Прекрасное родится при открытии существующей красоты, при переживании открытой красоты и при сотворении пережитой красоты. В словах «Прекрасное родится само, в соответствующий момент» поистине важнее всего понять, что значит «в соответствующий момент» и как «уловить этот момент» или, лучше сказать, благоволение Неба. Если удалось «уловить этот момент», значит, тебя облагодетельствовал бог красоты.

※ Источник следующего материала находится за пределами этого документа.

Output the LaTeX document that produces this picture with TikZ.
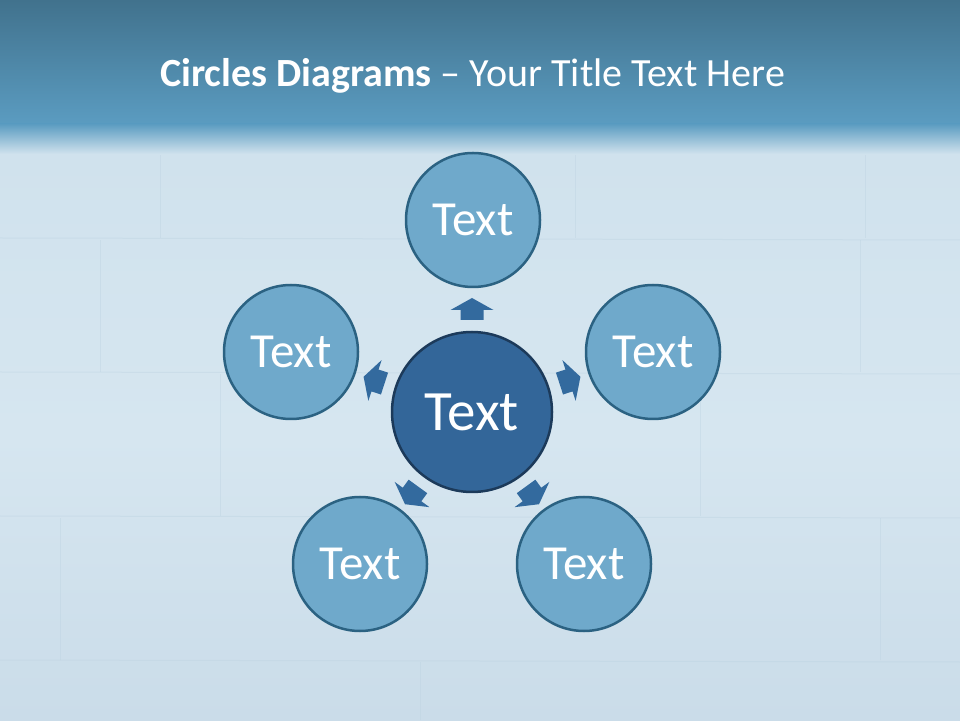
\documentclass[tikz,border=0pt]{standalone}
\usepackage{fontspec}
\setmainfont{Carlito}
\begin{document}
\begin{tikzpicture}[x=1pt,y=1pt,
  outer/.style={circle,draw=ringblue,line width=2.5pt,fill=outerblue,minimum size=134pt,inner sep=0pt,text=white,font=\fontsize{49}{49}\selectfont},
  inner/.style={circle,draw=navy,line width=2.5pt,fill=midblue,minimum size=160pt,inner sep=0pt,text=white,font=\fontsize{57}{57}\selectfont},
  blockarr/.style={fill=arrowblue,draw=none}]
\definecolor{ringblue}{HTML}{2B6282}
\definecolor{outerblue}{HTML}{6FA9CB}
\definecolor{navy}{HTML}{1C3A5A}
\definecolor{midblue}{HTML}{336699}
\definecolor{arrowblue}{HTML}{336A9E}
\definecolor{bandtop}{HTML}{41728D}
\definecolor{bandbot}{HTML}{5B9CC1}
\definecolor{ice}{HTML}{D6E6F0}
\definecolor{icetop}{HTML}{D0E2ED}
\definecolor{icedark}{HTML}{CADCE9}
\definecolor{seam}{HTML}{BCD2E1}
\useasboundingbox (0,0) rectangle (960,720);
% background
\shade[top color=icetop,bottom color=icedark,middle color=ice] (0,0) rectangle (960,568);
\shade[top color=bandtop,bottom color=bandbot] (0,595) rectangle (960,720);
\shade[top color=bandbot,bottom color=icetop] (0,566) rectangle (960,596);
% faint ice block seams
\begin{scope}[draw=seam,line width=1pt,opacity=0.4]
\draw (0,482) -- (960,480);
\draw (0,348) -- (960,346);
\draw (0,204) -- (960,202);
\draw (0,60) -- (960,58);
\draw (160,482) -- (160,565);
\draw (575,482) -- (575,565);
\draw (865,482) -- (865,565);
\draw (100,348) -- (100,480);
\draw (860,348) -- (860,480);
\draw (220,204) -- (220,346);
\draw (700,204) -- (700,346);
\draw (60,60) -- (60,202);
\draw (880,60) -- (880,202);
\draw (420,0) -- (420,58);
\end{scope}
% title
\node[anchor=base west,inner sep=0pt,text=white,font=\fontsize{40}{40}\selectfont] (title) at (160,633) {\textbf{Circles Diagrams} – Your Title Text Here};
% circles
\node[inner] (c) at (472,308) {Text};
\node[outer] (t) at (473,500) {Text};
\node[outer] (r) at (653,368) {Text};
\node[outer] (l) at (291,368) {Text};
\node[outer] (bl) at (360,156) {Text};
\node[outer] (br) at (584,156) {Text};
% block arrows
\foreach \ang in {90,18,-54,-126,162}{
  \begin{scope}[shift={(c.center)},rotate=\ang]
    \fill[blockarr] (92,-11.5) -- (102,-11.5) -- (102,-21.5) -- (114,0) -- (102,21.5) -- (102,11.5) -- (92,11.5) -- cycle;
  \end{scope}
}
\end{tikzpicture}
\end{document}
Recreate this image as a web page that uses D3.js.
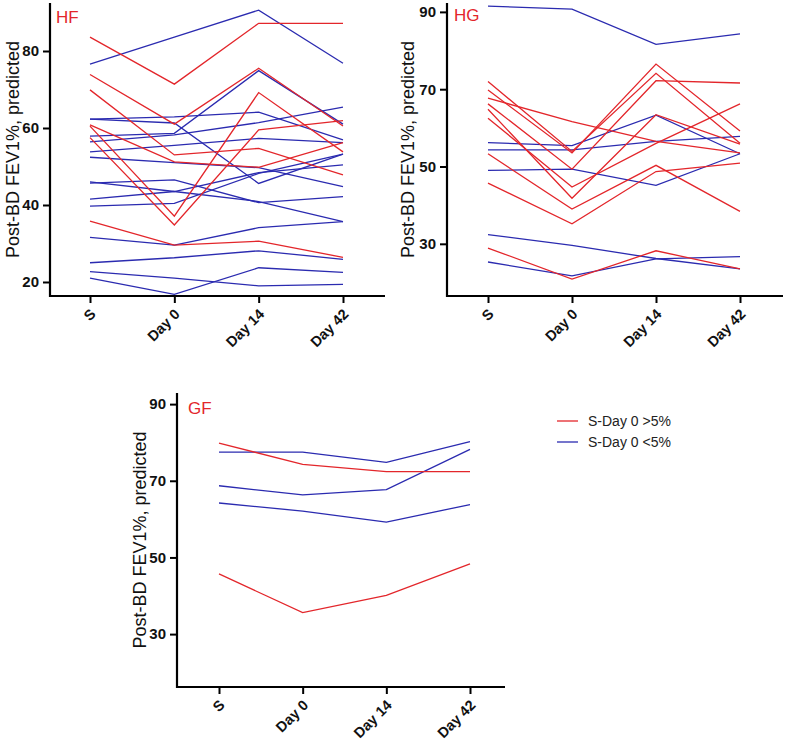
<!DOCTYPE html>
<html><head><meta charset="utf-8">
<script src="https://cdn.jsdelivr.net/npm/d3@7"></script>
<style>body{margin:0;background:#fff}svg{display:block}</style>
</head><body>
<script>
const categories = ["S", "Day 0", "Day 14", "Day 42"];
const groups = ["S-Day 0 >5%", "S-Day 0 <5%"];
const colors = ["#e3262b", "#2b2bb0"];

// HF panel series [S, Day 0, Day 14, Day 42]
const hfRed = [
  [83.6, 71.4, 87.2, 87.2],
  [73.9, 61.0, 75.5, 60.5],
  [69.9, 53.0, 54.7, 47.8],
  [60.8, 51.2, 49.8, 56.2],
  [60.5, 37.1, 69.2, 53.8],
  [57.5, 34.8, 59.5, 61.9],
  [35.8, 29.6, 30.6, 26.4]
];
const hfBlue = [
  [76.6, 83.6, 90.6, 76.8],
  [62.3, 62.9, 64.1, 56.9],
  [62.3, 61.3, 45.6, 53.2],
  [57.9, 58.6, 74.9, 61.0],
  [56.4, 58.2, 61.4, 65.4],
  [53.8, 55.5, 57.3, 56.2],
  [52.4, 51.0, 49.7, 44.8],
  [46.0, 43.5, 40.9, 35.7],
  [45.7, 46.5, 40.6, 42.2],
  [41.5, 43.5, 48.4, 50.4],
  [39.7, 40.4, 48.2, 53.2],
  [31.6, 29.6, 34.1, 35.7],
  [25.0, 26.3, 28.1, 25.9],
  [22.7, 21.0, 19.0, 19.4],
  [21.0, 16.8, 23.7, 22.5]
];
// HG panel
const hgRed = [
  [72.0, 53.9, 74.1, 56.0],
  [69.8, 53.5, 76.5, 59.2],
  [67.7, 61.6, 56.5, 53.5],
  [66.2, 49.3, 72.2, 71.6],
  [64.8, 41.8, 63.4, 55.8],
  [62.5, 44.7, 56.0, 66.2],
  [53.3, 39.0, 50.3, 38.4],
  [45.7, 35.2, 48.7, 50.9],
  [28.9, 20.9, 28.2, 23.5]
];
const hgBlue = [
  [91.5, 90.7, 81.6, 84.3],
  [56.2, 55.4, 63.3, 53.3],
  [54.3, 54.3, 56.5, 57.8],
  [49.0, 49.3, 45.1, 53.3],
  [32.4, 29.6, 26.2, 23.5],
  [25.3, 21.7, 26.1, 26.7]
];
// GF panel
const gfRed = [
  [79.8, 74.3, 72.4, 72.4],
  [45.7, 35.6, 40.1, 48.3]
];
const gfBlue = [
  [77.5, 77.5, 74.8, 80.2],
  [68.7, 66.3, 67.7, 78.2],
  [64.2, 62.1, 59.2, 63.8]
];
const hfTicks = [20, 40, 60, 80];
const hgTicks = [30, 50, 70, 90];
const gfTicks = [30, 50, 70, 90];
const yLabel = "Post-BD FEV1%, predicted";

const W = 787, H = 746;
const svg = d3.select("body").append("svg").attr("width", W).attr("height", H)
  .style("font-family", "'Liberation Sans', Arial, sans-serif");

function panel(cfg) {
  const g = svg.append("g");
  const y = d3.scaleLinear().domain(cfg.yDom).range([cfg.bottom, cfg.top]);
  const x = d3.scalePoint().domain(categories).range([cfg.x0, cfg.x1]);
  const line = d3.line().x((d, i) => x(categories[i])).y(d => y(d));
  [[cfg.blue, colors[1]], [cfg.red, colors[0]]].forEach(([set, c]) => {
    g.selectAll(null).data(set).enter().append("path")
      .attr("d", line).attr("fill", "none").attr("stroke", c).attr("stroke-width", 1.3);
  });
  // y axis
  const ya = g.append("g").attr("transform", `translate(${cfg.axisX},0)`)
    .call(d3.axisLeft(y).tickValues(cfg.ticks).tickSize(7).tickPadding(4).tickSizeOuter(0));
  ya.select(".domain").remove();
  ya.selectAll(".tick line").attr("stroke", "#000").attr("stroke-width", 2);
  ya.selectAll(".tick text").attr("font-size", 15).attr("font-weight", "bold").attr("fill", "#111")
    .attr("font-family", "'Liberation Sans', Arial, sans-serif");
  g.append("line").attr("x1", cfg.axisX).attr("x2", cfg.axisX).attr("y1", cfg.top)
    .attr("y2", cfg.bottom + 1).attr("stroke", "#000").attr("stroke-width", 2.2);
  // x axis
  const xa = g.append("g").attr("transform", `translate(0,${cfg.bottom})`)
    .call(d3.axisBottom(x).tickSize(7).tickSizeOuter(0));
  xa.select(".domain").remove();
  xa.selectAll(".tick line").attr("stroke", "#000").attr("stroke-width", 2);
  xa.selectAll(".tick text").attr("font-size", 14.5).attr("font-weight", "bold").attr("fill", "#111")
    .attr("font-family", "'Liberation Sans', Arial, sans-serif")
    .attr("text-anchor", "end").attr("y", 0).attr("dy", 0)
    .attr("transform", "translate(6,19) rotate(-45)");
  g.append("line").attr("x1", cfg.axisX - 1).attr("x2", cfg.axisEnd).attr("y1", cfg.bottom)
    .attr("y2", cfg.bottom).attr("stroke", "#000").attr("stroke-width", 2.2);
  // y label
  g.append("text").attr("transform", `translate(${cfg.labelX},${(cfg.top + cfg.bottom) / 2}) rotate(-90)`)
    .attr("text-anchor", "middle").attr("font-size", 18).attr("fill", "#111").text(yLabel);
  // panel title
  g.append("text").attr("x", cfg.titleX).attr("y", cfg.titleY).attr("font-size", 17)
    .attr("fill", colors[0]).text(cfg.title);
}

panel({ title: "HF", titleX: 56, titleY: 23, red: hfRed, blue: hfBlue, ticks: hfTicks,
  yDom: [16.36, 92.47], top: 3, bottom: 296, axisX: 50, axisEnd: 385, x0: 90, x1: 343, labelX: 19 });
panel({ title: "HG", titleX: 454, titleY: 21, red: hgRed, blue: hgBlue, ticks: hgTicks,
  yDom: [16.5, 92.3], top: 3, bottom: 296, axisX: 447, axisEnd: 783, x0: 488, x1: 740, labelX: 414 });
panel({ title: "GF", titleX: 188, titleY: 414, red: gfRed, blue: gfBlue, ticks: gfTicks,
  yDom: [16.2, 92.9], top: 393, bottom: 687, axisX: 177, axisEnd: 505, x0: 219, x1: 470, labelX: 146 });

// legend
const lg = svg.append("g");
groups.forEach((name, i) => {
  const yy = 421 + i * 21;
  lg.append("line").attr("x1", 557).attr("x2", 578).attr("y1", yy).attr("y2", yy)
    .attr("stroke", colors[i]).attr("stroke-width", 1.3);
  lg.append("text").attr("x", 588).attr("y", yy + 5).attr("font-size", 14).attr("fill", "#222").text(name);
});
</script>
</body></html>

Хайку «Об уходящей весне сожалею вместе с жителями Оми» может показаться примитивным, если не принять во внимание, что речь идет о соответствующем месте — Оми и о соответствующем времени года — «уходящей весне». А потому мы можем говорить об открытии и переживании красоты, увиденной Басё. Если бы речь шла о другом месте, например о Тамба, или о другом времени, например о «конце года», то исчезла бы сокровенная суть стиха. Если бы говорилось «Сожалею об уходящей весне с жителями Тамба» или «Сожалею об уходящем годе с жителями Оми», не было бы очарования. Многие годы я по-своему толковал это хайку, не вникая в то, с каким настроением писал его Басё. Может быть, это звучит навязчиво, произвольно, но не проникаешь ли в душу Басё именно через слова «уходящая весна» и «Оми»?
Убеждая, как важно уловить «момент», и раньше говоря о чайных полях Сидзуока, я не переставал думать о «Десяти главах Удзи» и «Гэндзи-моногатари». Так как Удзи и Сидзуока — два самых известных чайных района Японии, то, рассказывал о чайных полях Сидзуока, я невольно, само собой, вспомнил Удзи. Для меня, читающего «Гэндзи» в отеле Гонолулу, «Удзи» не только название местности, а именно «Десять глав Удзи». Может быть, тоска по родине навеяла эту мысль, но здесь я особенно остро почувствовал то, что из 54 глав «Гэндзи» 10 последних, которые посвящены Удзи, — и есть «то самое место». Выбрав Удзи, Мурасаки Сикибу убедила читателей следующих поколений, что только Удзи могло быть этим местом, — и в этом сила ее таланта.